Start of THE RECORDS
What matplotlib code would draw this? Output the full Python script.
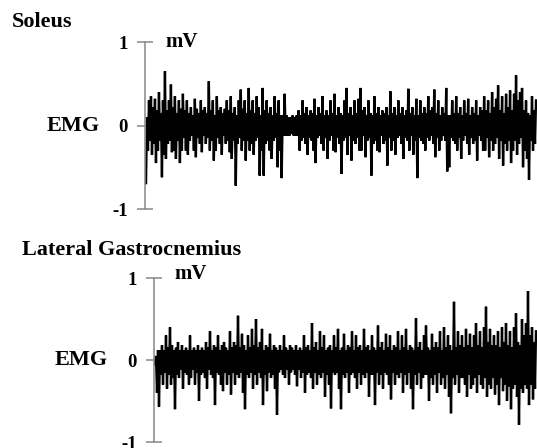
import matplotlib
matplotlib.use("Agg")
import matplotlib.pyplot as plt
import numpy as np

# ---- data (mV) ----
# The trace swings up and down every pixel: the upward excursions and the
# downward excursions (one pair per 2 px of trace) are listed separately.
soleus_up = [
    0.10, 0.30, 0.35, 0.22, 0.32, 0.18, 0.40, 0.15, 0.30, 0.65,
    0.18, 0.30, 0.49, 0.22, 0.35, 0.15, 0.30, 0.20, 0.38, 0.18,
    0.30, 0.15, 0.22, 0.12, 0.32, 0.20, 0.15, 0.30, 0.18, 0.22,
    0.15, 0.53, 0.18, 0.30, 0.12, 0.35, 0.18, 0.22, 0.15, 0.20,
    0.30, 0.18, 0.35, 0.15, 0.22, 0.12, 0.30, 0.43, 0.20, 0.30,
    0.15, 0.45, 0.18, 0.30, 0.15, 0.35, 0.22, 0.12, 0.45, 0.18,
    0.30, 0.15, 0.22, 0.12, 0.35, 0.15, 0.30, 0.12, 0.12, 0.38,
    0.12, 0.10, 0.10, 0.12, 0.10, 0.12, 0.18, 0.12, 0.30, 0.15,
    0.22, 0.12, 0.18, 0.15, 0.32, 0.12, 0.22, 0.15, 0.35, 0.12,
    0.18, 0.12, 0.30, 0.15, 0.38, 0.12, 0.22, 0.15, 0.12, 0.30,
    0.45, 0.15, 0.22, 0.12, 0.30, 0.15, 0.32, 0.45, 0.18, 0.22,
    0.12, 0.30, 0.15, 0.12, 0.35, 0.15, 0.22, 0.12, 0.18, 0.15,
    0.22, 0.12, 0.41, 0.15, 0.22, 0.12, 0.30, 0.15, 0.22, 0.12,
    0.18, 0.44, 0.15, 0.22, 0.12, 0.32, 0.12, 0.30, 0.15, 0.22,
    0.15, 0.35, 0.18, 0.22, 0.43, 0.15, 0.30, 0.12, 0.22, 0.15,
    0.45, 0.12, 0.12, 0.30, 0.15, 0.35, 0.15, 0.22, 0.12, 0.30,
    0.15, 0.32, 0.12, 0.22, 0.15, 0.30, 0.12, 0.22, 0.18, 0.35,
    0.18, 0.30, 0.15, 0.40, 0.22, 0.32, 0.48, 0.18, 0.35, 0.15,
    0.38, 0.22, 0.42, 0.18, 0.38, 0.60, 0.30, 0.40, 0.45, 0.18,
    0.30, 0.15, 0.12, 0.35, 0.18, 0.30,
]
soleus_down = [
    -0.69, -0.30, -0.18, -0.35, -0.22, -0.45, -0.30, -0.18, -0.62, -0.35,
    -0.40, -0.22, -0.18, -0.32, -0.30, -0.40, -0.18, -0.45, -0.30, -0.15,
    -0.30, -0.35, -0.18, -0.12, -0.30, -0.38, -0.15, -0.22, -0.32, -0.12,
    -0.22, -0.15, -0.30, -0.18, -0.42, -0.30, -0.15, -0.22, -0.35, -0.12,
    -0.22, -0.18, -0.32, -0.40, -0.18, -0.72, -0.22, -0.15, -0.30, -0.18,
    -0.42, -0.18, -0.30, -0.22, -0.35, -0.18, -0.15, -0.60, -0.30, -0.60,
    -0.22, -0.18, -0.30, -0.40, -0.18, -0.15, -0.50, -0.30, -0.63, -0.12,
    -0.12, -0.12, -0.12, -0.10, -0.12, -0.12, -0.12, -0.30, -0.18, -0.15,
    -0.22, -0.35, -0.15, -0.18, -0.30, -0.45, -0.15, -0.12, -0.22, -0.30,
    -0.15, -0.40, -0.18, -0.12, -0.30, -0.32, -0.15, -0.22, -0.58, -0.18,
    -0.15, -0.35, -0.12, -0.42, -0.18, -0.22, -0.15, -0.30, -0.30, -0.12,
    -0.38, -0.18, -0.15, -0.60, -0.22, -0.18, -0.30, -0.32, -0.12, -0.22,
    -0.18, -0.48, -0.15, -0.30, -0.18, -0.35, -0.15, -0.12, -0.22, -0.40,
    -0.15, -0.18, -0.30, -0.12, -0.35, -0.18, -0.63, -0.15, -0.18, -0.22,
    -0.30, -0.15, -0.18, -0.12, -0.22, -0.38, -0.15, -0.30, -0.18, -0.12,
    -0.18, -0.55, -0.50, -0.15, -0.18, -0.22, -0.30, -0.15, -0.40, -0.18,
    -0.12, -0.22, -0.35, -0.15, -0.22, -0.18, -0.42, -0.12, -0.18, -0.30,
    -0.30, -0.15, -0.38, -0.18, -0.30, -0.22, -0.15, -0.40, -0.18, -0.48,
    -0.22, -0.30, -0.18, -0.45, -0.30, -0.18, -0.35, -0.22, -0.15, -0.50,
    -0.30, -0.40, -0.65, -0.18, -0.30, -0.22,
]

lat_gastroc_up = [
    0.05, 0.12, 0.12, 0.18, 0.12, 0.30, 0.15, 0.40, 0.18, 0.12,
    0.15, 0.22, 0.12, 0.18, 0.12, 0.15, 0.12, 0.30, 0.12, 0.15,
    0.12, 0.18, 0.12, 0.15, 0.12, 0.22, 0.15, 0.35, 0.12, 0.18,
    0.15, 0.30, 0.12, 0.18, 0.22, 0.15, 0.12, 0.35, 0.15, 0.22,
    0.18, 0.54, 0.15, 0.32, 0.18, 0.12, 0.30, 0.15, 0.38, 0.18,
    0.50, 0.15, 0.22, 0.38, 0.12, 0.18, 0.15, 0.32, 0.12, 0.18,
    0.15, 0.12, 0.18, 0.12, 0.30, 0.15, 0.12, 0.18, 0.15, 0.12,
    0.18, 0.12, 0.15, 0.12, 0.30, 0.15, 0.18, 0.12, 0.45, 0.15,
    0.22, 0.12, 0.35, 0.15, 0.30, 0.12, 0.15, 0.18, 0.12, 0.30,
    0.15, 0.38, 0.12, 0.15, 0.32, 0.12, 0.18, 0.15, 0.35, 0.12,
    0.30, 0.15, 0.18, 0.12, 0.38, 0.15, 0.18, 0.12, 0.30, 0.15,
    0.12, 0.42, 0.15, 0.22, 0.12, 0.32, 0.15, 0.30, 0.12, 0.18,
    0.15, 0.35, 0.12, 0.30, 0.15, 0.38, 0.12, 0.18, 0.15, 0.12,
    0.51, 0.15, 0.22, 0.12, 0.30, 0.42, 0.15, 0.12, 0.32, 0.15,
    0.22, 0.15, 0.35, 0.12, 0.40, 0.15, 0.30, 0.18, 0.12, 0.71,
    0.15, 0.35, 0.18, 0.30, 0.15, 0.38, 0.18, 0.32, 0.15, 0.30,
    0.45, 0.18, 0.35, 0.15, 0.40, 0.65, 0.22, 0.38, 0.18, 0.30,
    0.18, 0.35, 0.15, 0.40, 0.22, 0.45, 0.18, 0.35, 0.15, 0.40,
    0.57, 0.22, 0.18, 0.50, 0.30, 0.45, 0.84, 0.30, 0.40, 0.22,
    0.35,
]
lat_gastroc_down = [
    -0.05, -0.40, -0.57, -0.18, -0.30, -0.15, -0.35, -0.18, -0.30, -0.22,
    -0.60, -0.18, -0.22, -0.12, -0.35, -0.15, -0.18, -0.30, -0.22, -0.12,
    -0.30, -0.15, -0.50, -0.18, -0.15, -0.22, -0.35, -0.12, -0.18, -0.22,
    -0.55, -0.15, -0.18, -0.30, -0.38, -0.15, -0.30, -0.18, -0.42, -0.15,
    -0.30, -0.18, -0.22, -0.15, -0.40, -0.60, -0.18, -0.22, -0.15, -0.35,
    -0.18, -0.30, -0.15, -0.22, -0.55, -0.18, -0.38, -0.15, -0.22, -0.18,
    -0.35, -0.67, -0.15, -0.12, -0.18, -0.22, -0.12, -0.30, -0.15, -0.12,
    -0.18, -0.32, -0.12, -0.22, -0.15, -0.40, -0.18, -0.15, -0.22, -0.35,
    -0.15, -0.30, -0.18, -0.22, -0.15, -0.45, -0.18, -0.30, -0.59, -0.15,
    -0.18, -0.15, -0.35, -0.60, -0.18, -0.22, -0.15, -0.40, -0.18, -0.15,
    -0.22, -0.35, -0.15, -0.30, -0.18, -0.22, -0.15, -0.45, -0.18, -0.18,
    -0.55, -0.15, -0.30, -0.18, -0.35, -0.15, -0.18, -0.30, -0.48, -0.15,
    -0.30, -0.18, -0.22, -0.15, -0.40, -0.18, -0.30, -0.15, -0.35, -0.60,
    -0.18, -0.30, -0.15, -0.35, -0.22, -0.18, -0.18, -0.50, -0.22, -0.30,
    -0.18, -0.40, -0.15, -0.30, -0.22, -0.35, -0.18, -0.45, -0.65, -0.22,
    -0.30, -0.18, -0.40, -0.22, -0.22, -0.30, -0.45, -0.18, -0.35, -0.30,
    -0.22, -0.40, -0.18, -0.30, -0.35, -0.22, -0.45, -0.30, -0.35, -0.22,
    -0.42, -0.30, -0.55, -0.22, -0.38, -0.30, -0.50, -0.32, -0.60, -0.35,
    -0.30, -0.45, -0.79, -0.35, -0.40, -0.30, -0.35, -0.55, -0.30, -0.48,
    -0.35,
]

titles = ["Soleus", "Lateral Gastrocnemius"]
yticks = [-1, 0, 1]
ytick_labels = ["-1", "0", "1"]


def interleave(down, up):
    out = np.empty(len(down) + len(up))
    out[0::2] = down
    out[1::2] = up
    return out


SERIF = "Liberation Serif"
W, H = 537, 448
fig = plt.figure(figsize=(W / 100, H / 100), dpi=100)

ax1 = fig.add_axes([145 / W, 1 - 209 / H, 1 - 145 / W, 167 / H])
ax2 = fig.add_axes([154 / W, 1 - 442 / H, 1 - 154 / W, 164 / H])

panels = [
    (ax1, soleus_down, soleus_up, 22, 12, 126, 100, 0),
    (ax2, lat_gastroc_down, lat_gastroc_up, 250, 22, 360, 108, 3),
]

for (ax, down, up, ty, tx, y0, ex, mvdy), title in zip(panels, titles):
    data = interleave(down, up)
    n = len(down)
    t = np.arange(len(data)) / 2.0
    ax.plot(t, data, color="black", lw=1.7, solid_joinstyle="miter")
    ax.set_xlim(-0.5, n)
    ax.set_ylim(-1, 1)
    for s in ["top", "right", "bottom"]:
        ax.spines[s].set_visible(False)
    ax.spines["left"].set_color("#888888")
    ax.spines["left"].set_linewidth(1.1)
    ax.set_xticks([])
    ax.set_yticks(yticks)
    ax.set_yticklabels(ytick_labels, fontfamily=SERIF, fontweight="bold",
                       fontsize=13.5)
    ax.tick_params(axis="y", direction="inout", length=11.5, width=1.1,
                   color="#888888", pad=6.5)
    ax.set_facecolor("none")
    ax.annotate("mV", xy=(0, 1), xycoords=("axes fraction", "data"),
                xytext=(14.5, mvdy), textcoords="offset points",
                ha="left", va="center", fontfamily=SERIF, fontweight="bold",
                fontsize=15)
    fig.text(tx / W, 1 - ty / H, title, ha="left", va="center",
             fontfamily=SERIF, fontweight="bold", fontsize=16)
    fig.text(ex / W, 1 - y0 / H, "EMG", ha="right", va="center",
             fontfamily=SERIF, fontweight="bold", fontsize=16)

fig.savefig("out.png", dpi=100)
End of THE RECORDS
Start of THE RECORDS
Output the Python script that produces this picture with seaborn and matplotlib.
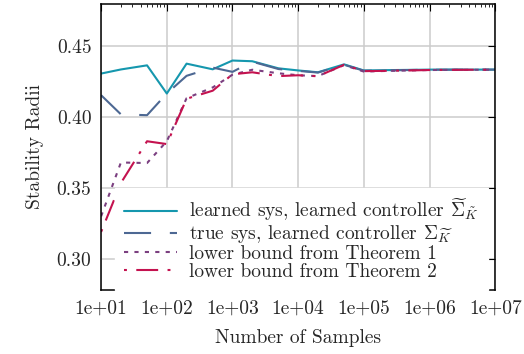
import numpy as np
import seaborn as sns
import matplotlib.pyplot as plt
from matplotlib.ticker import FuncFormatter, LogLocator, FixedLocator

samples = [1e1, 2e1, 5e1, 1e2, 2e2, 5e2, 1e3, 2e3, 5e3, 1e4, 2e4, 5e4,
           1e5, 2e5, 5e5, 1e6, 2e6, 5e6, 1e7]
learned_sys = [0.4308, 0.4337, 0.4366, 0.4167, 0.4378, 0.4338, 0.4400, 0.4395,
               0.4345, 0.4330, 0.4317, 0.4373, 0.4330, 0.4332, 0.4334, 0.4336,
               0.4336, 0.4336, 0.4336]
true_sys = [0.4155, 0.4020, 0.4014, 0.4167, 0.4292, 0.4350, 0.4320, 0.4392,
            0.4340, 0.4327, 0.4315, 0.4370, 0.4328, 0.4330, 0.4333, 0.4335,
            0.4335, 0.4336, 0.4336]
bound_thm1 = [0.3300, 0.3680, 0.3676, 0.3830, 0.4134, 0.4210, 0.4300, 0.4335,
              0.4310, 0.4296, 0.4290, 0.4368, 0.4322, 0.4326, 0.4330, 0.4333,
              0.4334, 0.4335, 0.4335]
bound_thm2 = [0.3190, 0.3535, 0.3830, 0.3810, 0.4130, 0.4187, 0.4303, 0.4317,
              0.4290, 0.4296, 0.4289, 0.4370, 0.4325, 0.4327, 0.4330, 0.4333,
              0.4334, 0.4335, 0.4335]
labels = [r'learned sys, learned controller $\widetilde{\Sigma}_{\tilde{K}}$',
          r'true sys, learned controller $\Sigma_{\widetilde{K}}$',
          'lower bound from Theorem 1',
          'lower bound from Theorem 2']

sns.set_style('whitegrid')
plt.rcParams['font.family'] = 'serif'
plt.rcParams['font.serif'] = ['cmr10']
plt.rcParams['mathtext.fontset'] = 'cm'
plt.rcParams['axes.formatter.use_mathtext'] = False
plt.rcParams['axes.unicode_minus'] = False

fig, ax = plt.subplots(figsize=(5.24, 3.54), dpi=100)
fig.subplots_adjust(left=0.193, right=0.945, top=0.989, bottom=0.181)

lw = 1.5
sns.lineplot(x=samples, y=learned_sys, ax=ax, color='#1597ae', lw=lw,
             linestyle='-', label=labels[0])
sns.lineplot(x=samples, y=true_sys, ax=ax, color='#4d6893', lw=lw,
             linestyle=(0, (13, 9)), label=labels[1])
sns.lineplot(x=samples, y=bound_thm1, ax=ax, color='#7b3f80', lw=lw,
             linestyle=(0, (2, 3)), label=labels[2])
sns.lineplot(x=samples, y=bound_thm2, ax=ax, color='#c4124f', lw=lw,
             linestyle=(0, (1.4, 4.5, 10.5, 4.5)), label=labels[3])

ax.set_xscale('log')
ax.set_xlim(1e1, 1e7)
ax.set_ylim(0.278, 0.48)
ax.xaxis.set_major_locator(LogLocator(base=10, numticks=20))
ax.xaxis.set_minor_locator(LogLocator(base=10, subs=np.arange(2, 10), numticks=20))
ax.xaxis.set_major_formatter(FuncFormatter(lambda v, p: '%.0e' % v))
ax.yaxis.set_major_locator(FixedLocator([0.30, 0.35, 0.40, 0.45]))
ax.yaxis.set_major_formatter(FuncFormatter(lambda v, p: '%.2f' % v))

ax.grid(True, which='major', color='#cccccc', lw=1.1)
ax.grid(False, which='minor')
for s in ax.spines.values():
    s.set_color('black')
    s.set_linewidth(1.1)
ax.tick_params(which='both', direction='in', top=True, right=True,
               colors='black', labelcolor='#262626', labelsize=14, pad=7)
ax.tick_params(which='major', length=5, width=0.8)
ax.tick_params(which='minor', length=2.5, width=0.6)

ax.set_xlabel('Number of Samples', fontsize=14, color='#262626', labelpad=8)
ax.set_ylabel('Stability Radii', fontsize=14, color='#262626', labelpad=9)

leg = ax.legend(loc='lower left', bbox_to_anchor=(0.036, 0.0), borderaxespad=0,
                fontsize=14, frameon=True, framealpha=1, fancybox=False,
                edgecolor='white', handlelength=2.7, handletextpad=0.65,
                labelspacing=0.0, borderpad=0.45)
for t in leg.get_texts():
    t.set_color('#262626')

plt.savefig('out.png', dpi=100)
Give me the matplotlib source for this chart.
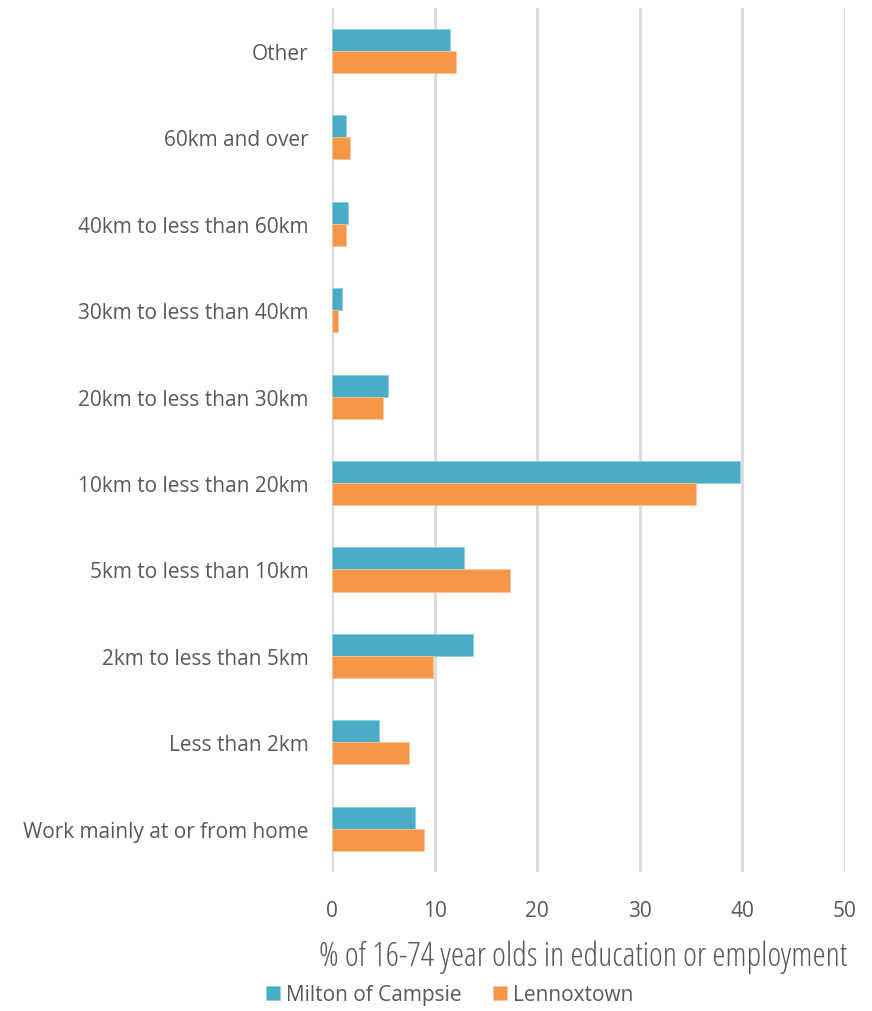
End of THE RECORDS
GOAL »
Skip all pictures. Output only the lines from the one containing "Output the Python" to the one containing "from matplotlib.ticker import", both lines included.

TASK SOLUTION »
Output the Python script that produces this picture with seaborn and matplotlib.
import numpy as np
import seaborn as sns
import matplotlib.pyplot as plt
from matplotlib.ticker import FuncFormatter, LogLocator, FixedLocator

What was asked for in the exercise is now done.